Figure scripts

»»

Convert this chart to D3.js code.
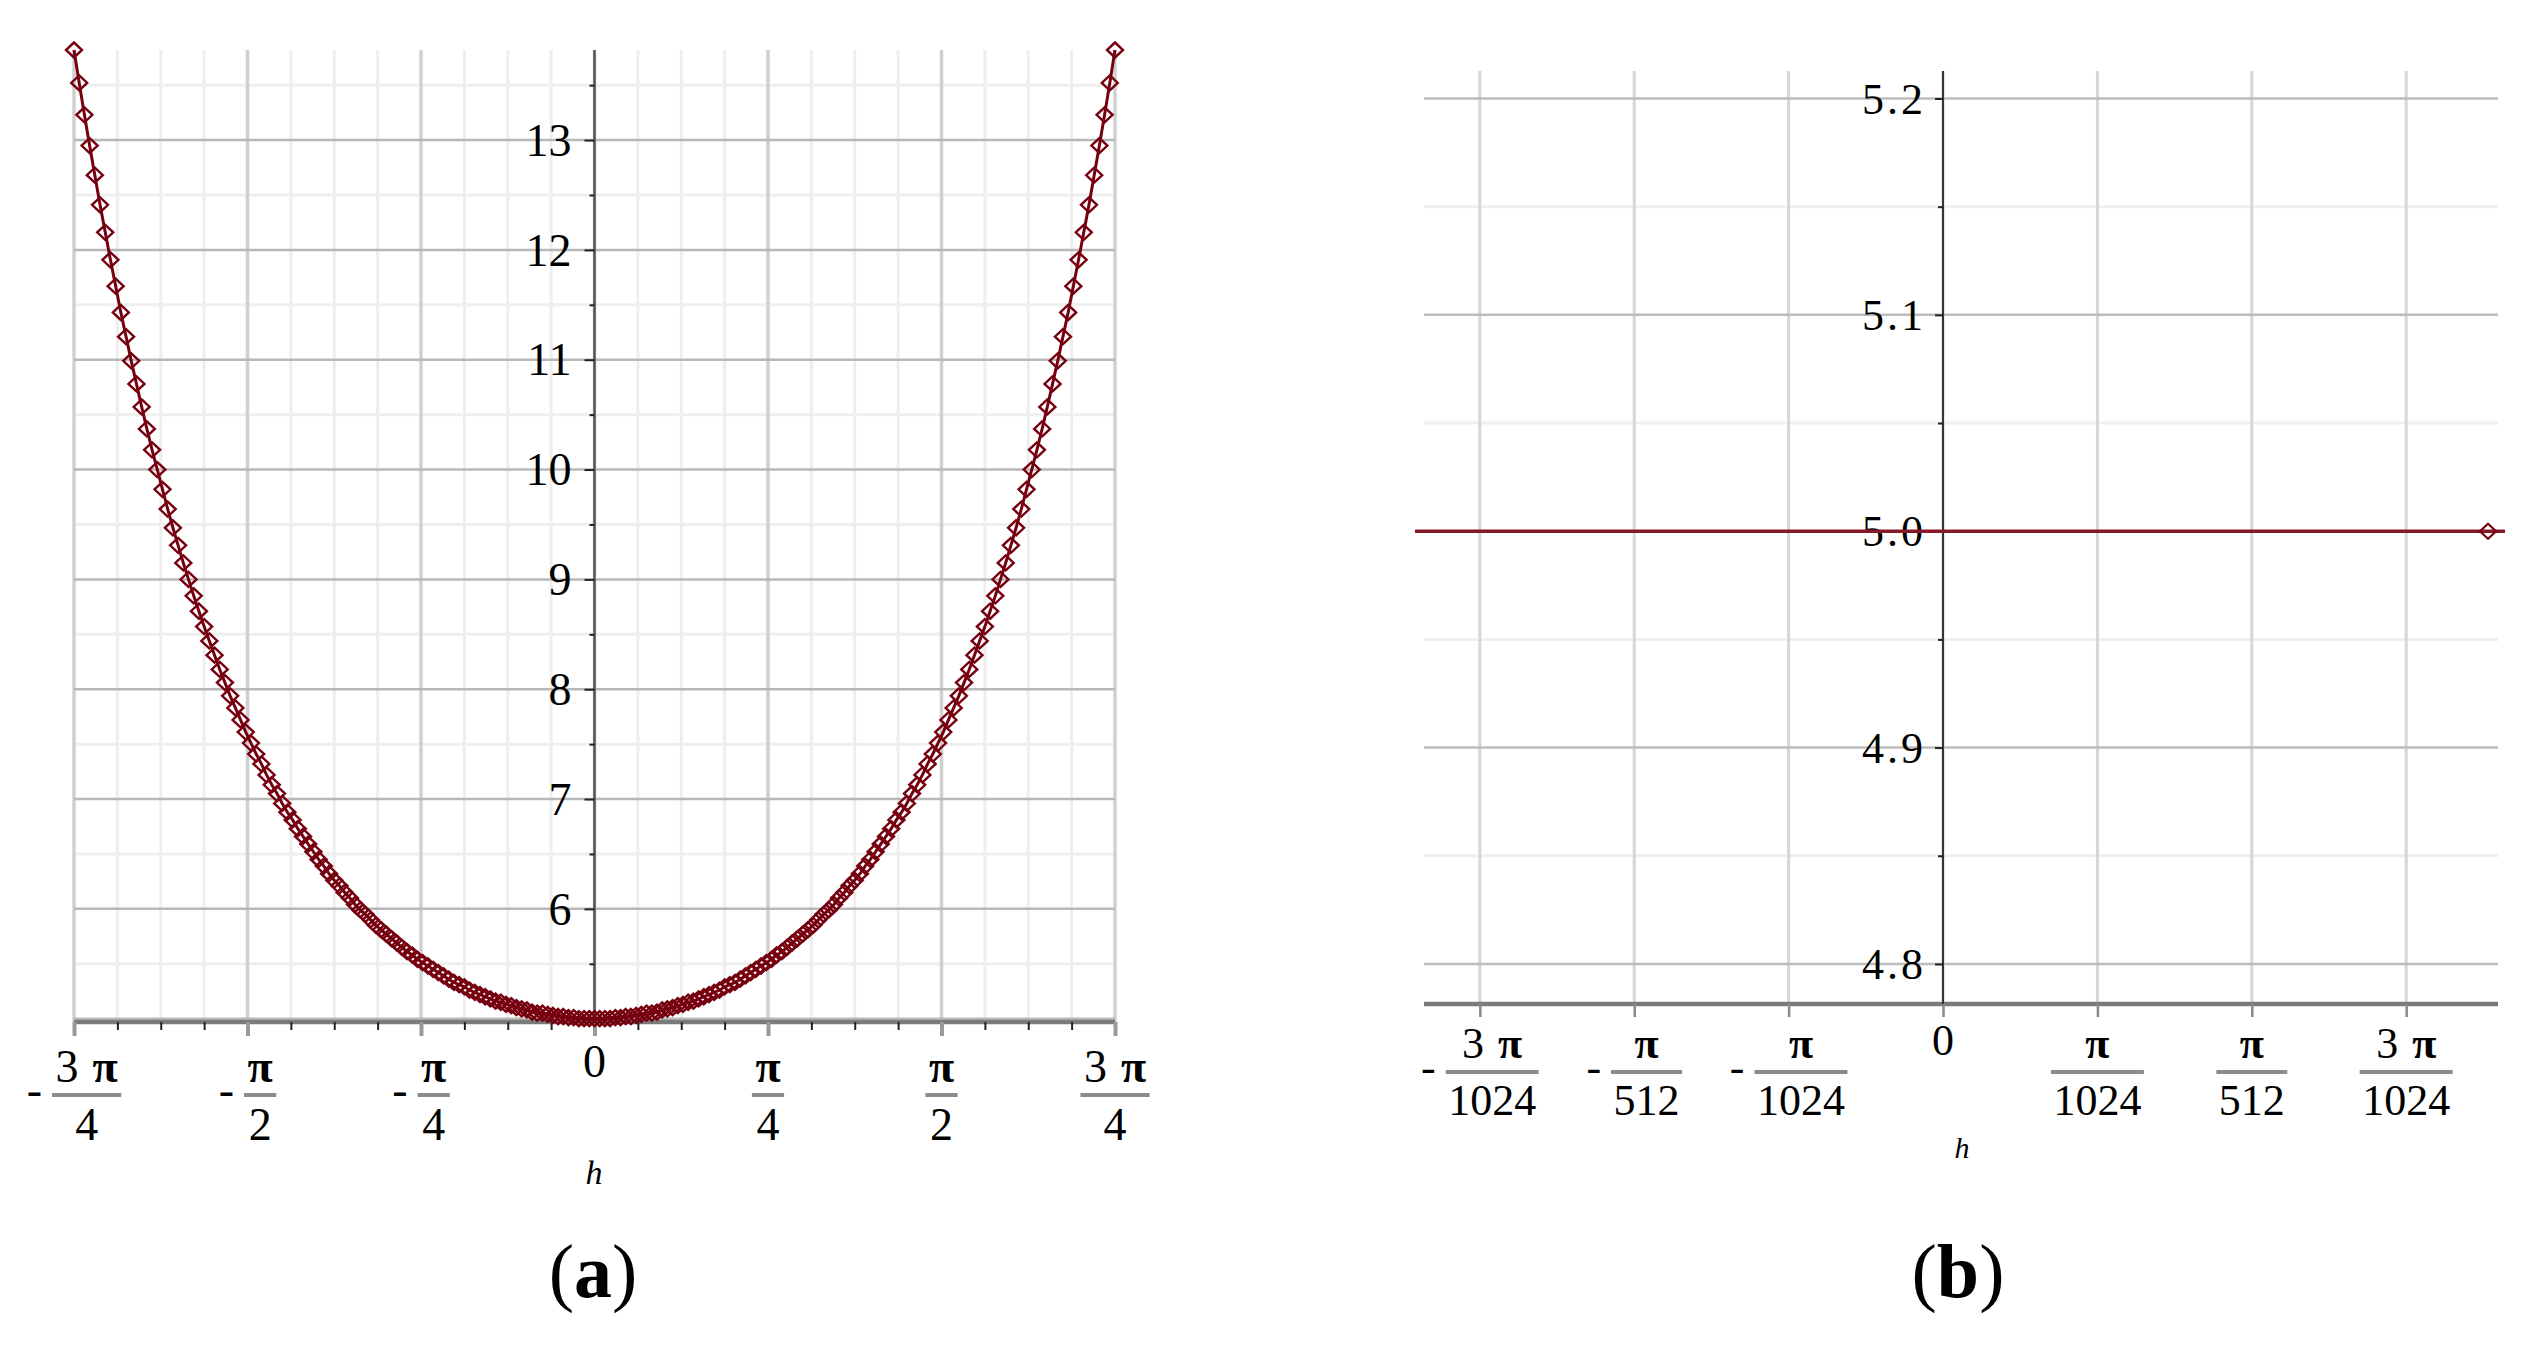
<!DOCTYPE html>
<html><head><meta charset="utf-8">
<script src="https://cdn.jsdelivr.net/npm/d3@7"></script>
<style>body{margin:0;background:#fff} svg{display:block;background:#fff}</style>
</head><body>
<svg id="fig" width="2531" height="1348"></svg>
<script>
// ---------------- DATA ----------------
const aValues = [
13.82,13.52,13.23,12.95,12.68,12.41,12.16,11.91,11.67,11.43,
11.21,10.99,10.78,10.57,10.37,10.18,10.00,9.82,9.64,9.47,
9.31,9.15,9.00,8.85,8.71,8.57,8.44,8.31,8.18,8.06,
7.94,7.83,7.72,7.61,7.51,7.41,7.32,7.22,7.13,7.05,
6.96,6.88,6.81,6.73,6.66,6.59,6.52,6.45,6.39,6.32,
6.26,6.21,6.15,6.10,6.04,5.99,5.95,5.90,5.85,5.81,
5.77,5.73,5.69,5.65,5.61,5.58,5.54,5.51,5.48,5.45,
5.42,5.39,5.36,5.33,5.31,5.29,5.26,5.24,5.22,5.20,
5.18,5.16,5.15,5.13,5.12,5.10,5.09,5.08,5.06,5.05,
5.05,5.04,5.03,5.02,5.02,5.01,5.01,5.00,5.00,5.00,
5.00,
5.00,5.00,5.00,5.01,5.01,5.02,5.02,5.03,5.04,5.05,
5.05,5.06,5.08,5.09,5.10,5.12,5.13,5.15,5.16,5.18,
5.20,5.22,5.24,5.26,5.29,5.31,5.33,5.36,5.39,5.42,
5.45,5.48,5.51,5.54,5.58,5.61,5.65,5.69,5.73,5.77,
5.81,5.85,5.90,5.95,5.99,6.04,6.10,6.15,6.21,6.26,
6.32,6.39,6.45,6.52,6.59,6.66,6.73,6.81,6.88,6.96,
7.05,7.13,7.22,7.32,7.41,7.51,7.61,7.72,7.83,7.94,
8.06,8.18,8.31,8.44,8.57,8.71,8.85,9.00,9.15,9.31,
9.47,9.64,9.82,10.00,10.18,10.37,10.57,10.78,10.99,11.21,
11.43,11.67,11.91,12.16,12.41,12.68,12.95,13.23,13.52,13.82
];
const aHRange = [-3 * Math.PI / 4, 3 * Math.PI / 4];
const aXTickMultiples = [-3, -2, -1, 0, 1, 2, 3];          // × π/4
const aXTickLabels = [["-","3 π","4"],["-","π","2"],["-","π","4"],["","0",""],["","π","4"],["","π","2"],["","3 π","4"]];
const aYTicks = [6, 7, 8, 9, 10, 11, 12, 13];

// Panel (b): nearly constant series (units of π/1024 for h)
const bHUnits = [-4.6, 3.53, 4.6];
const bValues = [5.0, 5.0, 5.0];
const bXTickMultiples = [-3, -2, -1, 0, 1, 2, 3];          // × π/1024
const bXTickLabels = [["-","3 π","1024"],["-","π","512"],["-","π","1024"],["","0",""],["","π","1024"],["","π","512"],["","3 π","1024"]];
const bYTicks = [4.8, 4.9, 5.0, 5.1, 5.2];
const bYTickLabels = ["4.8", "4.9", "5.0", "5.1", "5.2"];

const axisLabel = "h";
const panelLabels = ["a", "b"];

// ---------------- DRAW ----------------
const svg = d3.select('#fig');
const FONT = '"Liberation Serif", "Times New Roman", serif';
const RED = '#76000f';
const diamond = 'M0,-7.5 L8,0 L0,7.5 L-8,0 Z';

function styleAxis(sel, color, width) {
  sel.select('.domain').remove();
  sel.selectAll('.tick line').attr('stroke', color).attr('stroke-width', width);
}

function fracLabel(g, cx, lab, o) {
  const [sign, num, den] = lab;
  const grp = g.append('g').attr('font-family', FONT).attr('font-size', o.fs).attr('fill', '#000');
  if (!den) {
    grp.append('text').attr('x', cx).attr('y', o.zeroBase).attr('text-anchor', 'middle').text(num);
    return;
  }
  const numT = grp.append('text').attr('y', o.numBase).attr('text-anchor', 'middle');
  num.split(' ').forEach((p, i) => {
    numT.append('tspan').attr('dx', i ? o.gap : 0).attr('font-weight', p === 'π' ? 'bold' : 'normal').text(p);
  });
  const denT = grp.append('text').attr('y', o.denBase).attr('text-anchor', 'middle').text(den);
  numT.attr('x', 0); denT.attr('x', 0);
  const nw = numT.node().getBBox().width;
  const dw = denT.node().getBBox().width;
  const barW = Math.max(nw, dw) + o.pad;
  let mw = 0, minusT = null;
  if (sign) {
    minusT = grp.append('text').attr('y', o.minusBase).attr('x', 0).text(sign);
    mw = minusT.node().getBBox().width;
  }
  const total = sign ? mw + o.mgap + barW : barW;
  const left = cx - total / 2;
  const bx = left + (sign ? mw + o.mgap : 0);
  if (minusT) minusT.attr('x', left);
  grp.append('line').attr('x1', bx).attr('x2', bx + barW).attr('y1', o.barY).attr('y2', o.barY)
    .attr('stroke', '#8c8c8c').attr('stroke-width', 4);
  numT.attr('x', bx + barW / 2);
  denT.attr('x', bx + barW / 2);
}

// ===== Panel (a) =====
const xA = d3.scaleLinear().domain(aHRange).range([74, 1115]);
const yA = d3.scaleLinear().domain([4.97, 13.82]).range([1022, 50]);
const gA = svg.append('g');
const aMajorX = aXTickMultiples.map(k => k * Math.PI / 4);
const aMinorX = d3.range(-11, 12).filter(k => k % 4 !== 0).map(k => k * Math.PI / 16);
const aMajorY = d3.range(5, 14);
const aMinorY = d3.range(5.5, 14, 1);

gA.selectAll('.vmin').data(aMinorX).join('line')
  .attr('x1', d => xA(d)).attr('x2', d => xA(d)).attr('y1', 50).attr('y2', 1022)
  .attr('stroke', '#eeeeee').attr('stroke-width', 3);
gA.selectAll('.hmin').data(aMinorY).join('line')
  .attr('x1', 74).attr('x2', 1115).attr('y1', d => yA(d)).attr('y2', d => yA(d))
  .attr('stroke', '#efefef').attr('stroke-width', 3);
gA.selectAll('.vmaj').data(aMajorX).join('line')
  .attr('x1', d => xA(d)).attr('x2', d => xA(d)).attr('y1', 50).attr('y2', 1022)
  .attr('stroke', '#d0d0d0').attr('stroke-width', 3.5);
gA.selectAll('.hmaj').data(aMajorY).join('line')
  .attr('x1', 74).attr('x2', 1115).attr('y1', d => yA(d)).attr('y2', d => yA(d))
  .attr('stroke', '#b8b8b8').attr('stroke-width', 2.5);

// x axis
gA.append('line').attr('x1', 74).attr('x2', 1115).attr('y1', 1022).attr('y2', 1022)
  .attr('stroke', '#7b7b7b').attr('stroke-width', 4.5);
gA.append('g').attr('transform', 'translate(0,1022)')
  .call(d3.axisBottom(xA).tickValues(aMinorX).tickSize(8).tickFormat(''))
  .call(s => styleAxis(s, '#222', 2));
gA.append('g').attr('transform', 'translate(0,1022)')
  .call(d3.axisBottom(xA).tickValues(aMajorX).tickSize(14).tickFormat(''))
  .call(s => styleAxis(s, '#999', 4));

// y axis
gA.append('line').attr('x1', xA(0)).attr('x2', xA(0)).attr('y1', 50).attr('y2', 1022)
  .attr('stroke', '#555').attr('stroke-width', 2.5);
gA.append('g').attr('transform', `translate(${xA(0)},0)`)
  .call(d3.axisLeft(yA).tickValues(aMinorY).tickSize(5).tickFormat(''))
  .call(s => styleAxis(s, '#222', 2));
const yAxA = gA.append('g').attr('transform', `translate(${xA(0)},0)`)
  .call(d3.axisLeft(yA).tickValues(aYTicks).tickSize(10).tickPadding(13).tickFormat(d3.format('d')))
  .call(s => styleAxis(s, '#222', 2));
yAxA.selectAll('text').attr('font-family', FONT).attr('font-size', 46).attr('fill', '#000').attr('dy', '0.33em');

// curve
const aPts = aValues.map((v, i) => [aHRange[0] + i * (aHRange[1] - aHRange[0]) / (aValues.length - 1), v]);
gA.append('path').datum(aPts)
  .attr('d', d3.line().x(d => xA(d[0])).y(d => yA(d[1])))
  .attr('fill', 'none').attr('stroke', RED).attr('stroke-width', 3);
gA.selectAll('.mk').data(aPts).join('path')
  .attr('transform', d => `translate(${xA(d[0])},${yA(d[1])})`)
  .attr('d', diamond).attr('fill', 'none').attr('stroke', RED).attr('stroke-width', 2.4);

// x tick labels
const optA = {fs: 46, numBase: 1082, barY: 1095, denBase: 1140, zeroBase: 1077, minusBase: 1105, gap: 14, pad: 7, mgap: 10};
aMajorX.forEach((h, i) => fracLabel(gA, xA(h), aXTickLabels[i], optA));

gA.append('text').attr('x', 594).attr('y', 1184).attr('text-anchor', 'middle')
  .attr('font-family', FONT).attr('font-style', 'italic').attr('font-size', 34).text(axisLabel);

// ===== Panel (b) =====
const U = Math.PI / 1024;
const xB = d3.scaleLinear().domain([-3.42 * U, 3.64 * U]).range([1415, 2505]);
const yB = d3.scaleLinear().domain([4.7815, 5.2127]).range([1004, 71]);
const gB = svg.append('g');
const bMajorX = bXTickMultiples.map(k => k * U);
const bMinorY = [4.85, 4.95, 5.05, 5.15];

gB.selectAll('.hmin').data(bMinorY).join('line')
  .attr('x1', 1424).attr('x2', 2498).attr('y1', d => yB(d)).attr('y2', d => yB(d))
  .attr('stroke', '#efefef').attr('stroke-width', 3);
gB.selectAll('.vmaj').data(bMajorX).join('line')
  .attr('x1', d => xB(d)).attr('x2', d => xB(d)).attr('y1', 71).attr('y2', 1004)
  .attr('stroke', '#d6d6d6').attr('stroke-width', 3);
gB.selectAll('.hmaj').data(bYTicks).join('line')
  .attr('x1', 1424).attr('x2', 2498).attr('y1', d => yB(d)).attr('y2', d => yB(d))
  .attr('stroke', '#bcbcbc').attr('stroke-width', 2.5);

gB.append('line').attr('x1', 1424).attr('x2', 2498).attr('y1', 1004).attr('y2', 1004)
  .attr('stroke', '#7b7b7b').attr('stroke-width', 4.5);
gB.append('g').attr('transform', 'translate(0,1004)')
  .call(d3.axisBottom(xB).tickValues(bMajorX).tickSize(13).tickFormat(''))
  .call(s => styleAxis(s, '#8a8a8a', 2.5));

gB.append('line').attr('x1', xB(0)).attr('x2', xB(0)).attr('y1', 71).attr('y2', 1004)
  .attr('stroke', '#333').attr('stroke-width', 2);
gB.append('g').attr('transform', `translate(${xB(0)},0)`)
  .call(d3.axisLeft(yB).tickValues(bMinorY).tickSize(5).tickFormat(''))
  .call(s => styleAxis(s, '#222', 2));
const yAxB = gB.append('g').attr('transform', `translate(${xB(0)},0)`)
  .call(d3.axisLeft(yB).tickValues(bYTicks).tickSize(8).tickPadding(9).tickFormat((d, i) => bYTickLabels[i]))
  .call(s => styleAxis(s, '#222', 2));
yAxB.selectAll('text').attr('font-family', FONT).attr('font-size', 44).attr('fill', '#000')
  .attr('letter-spacing', 3).attr('dy', '0.33em');

// series (clipped to view)
svg.append('clipPath').attr('id', 'clipB').append('rect')
  .attr('x', 1415).attr('y', 60).attr('width', 1090).attr('height', 950);
const bPts = bHUnits.map((h, i) => [h * U, bValues[i]]);
const gBS = gB.append('g').attr('clip-path', 'url(#clipB)');
gBS.append('path').datum(bPts)
  .attr('d', d3.line().x(d => xB(d[0])).y(d => yB(d[1])))
  .attr('fill', 'none').attr('stroke', '#86182a').attr('stroke-width', 3.5);
gBS.selectAll('.mk').data(bPts).join('path')
  .attr('transform', d => `translate(${xB(d[0])},${yB(d[1])})`)
  .attr('d', diamond).attr('fill', 'none').attr('stroke', RED).attr('stroke-width', 2.2);

const optB = {fs: 44, numBase: 1058, barY: 1072, denBase: 1115, zeroBase: 1055, minusBase: 1082, gap: 14, pad: 5, mgap: 10};
bMajorX.forEach((h, i) => fracLabel(gB, xB(h), bXTickLabels[i], optB));

gB.append('text').attr('x', 1962).attr('y', 1158).attr('text-anchor', 'middle')
  .attr('font-family', FONT).attr('font-style', 'italic').attr('font-size', 30).text(axisLabel);

// panel labels
[[593, panelLabels[0]], [1958, panelLabels[1]]].forEach(([x, l]) => {
  const t = svg.append('text').attr('x', x).attr('y', 1297).attr('text-anchor', 'middle')
    .attr('font-family', FONT).attr('font-size', 76).attr('fill', '#000');
  t.append('tspan').text('(');
  t.append('tspan').attr('font-weight', 'bold').text(l);
  t.append('tspan').text(')');
});
</script>
</body></html>
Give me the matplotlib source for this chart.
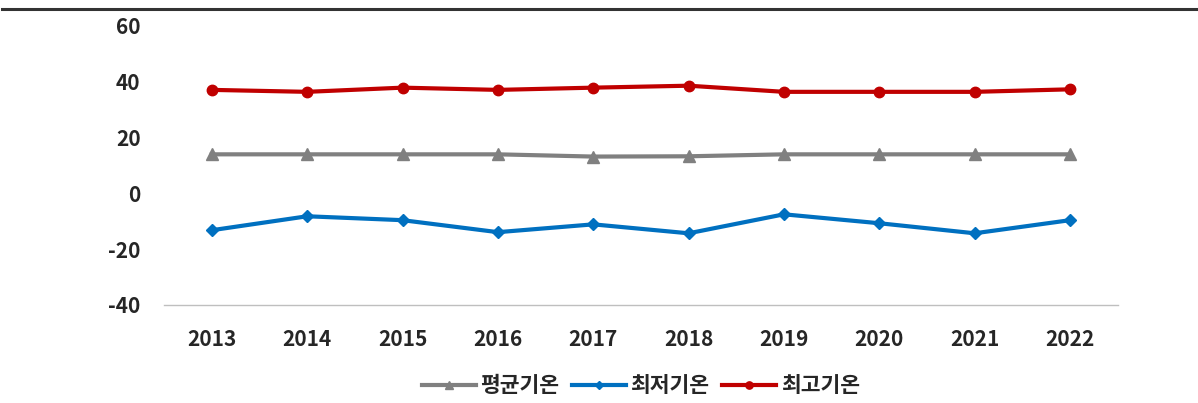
import matplotlib
matplotlib.use("Agg")
import matplotlib.pyplot as plt
from matplotlib.lines import Line2D

plt.rcParams['font.family'] = ['Noto Sans CJK KR', 'DejaVu Sans']

years = ['2013', '2014', '2015', '2016', '2017', '2018', '2019', '2020', '2021', '2022']
avg_temp = [14.0, 14.0, 14.0, 14.0, 13.2, 13.3, 14.0, 14.0, 14.0, 14.0]
min_temp = [-13.2, -8.2, -9.6, -13.9, -11.1, -14.3, -7.5, -10.7, -14.3, -9.6]
max_temp = [37.1, 36.4, 37.9, 37.1, 37.9, 38.6, 36.4, 36.4, 36.4, 37.3]
series_names = ['평균기온', '최저기온', '최고기온']
yticks = [-40, -20, 0, 20, 40, 60]

fig = plt.figure(figsize=(11.98, 4.03), dpi=100)
ax = fig.add_axes([0.137, 0.2432, 0.796, 0.6923])

x = list(range(len(years)))
ax.plot(x, avg_temp, color='#808080', lw=3, marker='^', ms=8, label=series_names[0])
ax.plot(x, min_temp, color='#0070C0', lw=3, marker='D', ms=6.5, label=series_names[1])
ax.plot(x, max_temp, color='#C00000', lw=3, marker='o', ms=7.5, label=series_names[2])

ax.set_xlim(-0.5, len(years) - 0.5)
ax.set_ylim(-40, 60)
ax.set_yticks(yticks)
ax.set_yticklabels([str(v) for v in yticks])
ax.set_xticks(x)
ax.set_xticklabels(years)
for s in ['top', 'right', 'left']:
    ax.spines[s].set_visible(False)
ax.spines['bottom'].set_color('#BFBFBF')
ax.spines['bottom'].set_linewidth(1)
ax.tick_params(axis='both', length=0, labelsize=15, colors='#262626')
ax.tick_params(axis='x', pad=17)
ax.tick_params(axis='y', pad=17)
for lab in ax.get_xticklabels() + ax.get_yticklabels():
    lab.set_fontweight('bold')

leg = ax.legend(loc='center', bbox_to_anchor=(0.5, -0.29), ncol=3, frameon=False,
                prop={'size': 15.5, 'weight': 'bold'}, handlelength=2.5, handletextpad=0.2,
                columnspacing=0.6, markerscale=0.7, borderpad=0)
for t in leg.get_texts():
    t.set_color('#262626')

fig.add_artist(Line2D([0.002, 1.0], [1 - 9 / 403, 1 - 9 / 403], color='#333333', lw=2.2,
                      transform=fig.transFigure))

fig.savefig('out.png', dpi=100)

««

#### Exercise prompt:
From the data above, show each line that contains "chart".

#### Expected answer:
Convert this chart to D3.js code.
Give me the matplotlib source for this chart.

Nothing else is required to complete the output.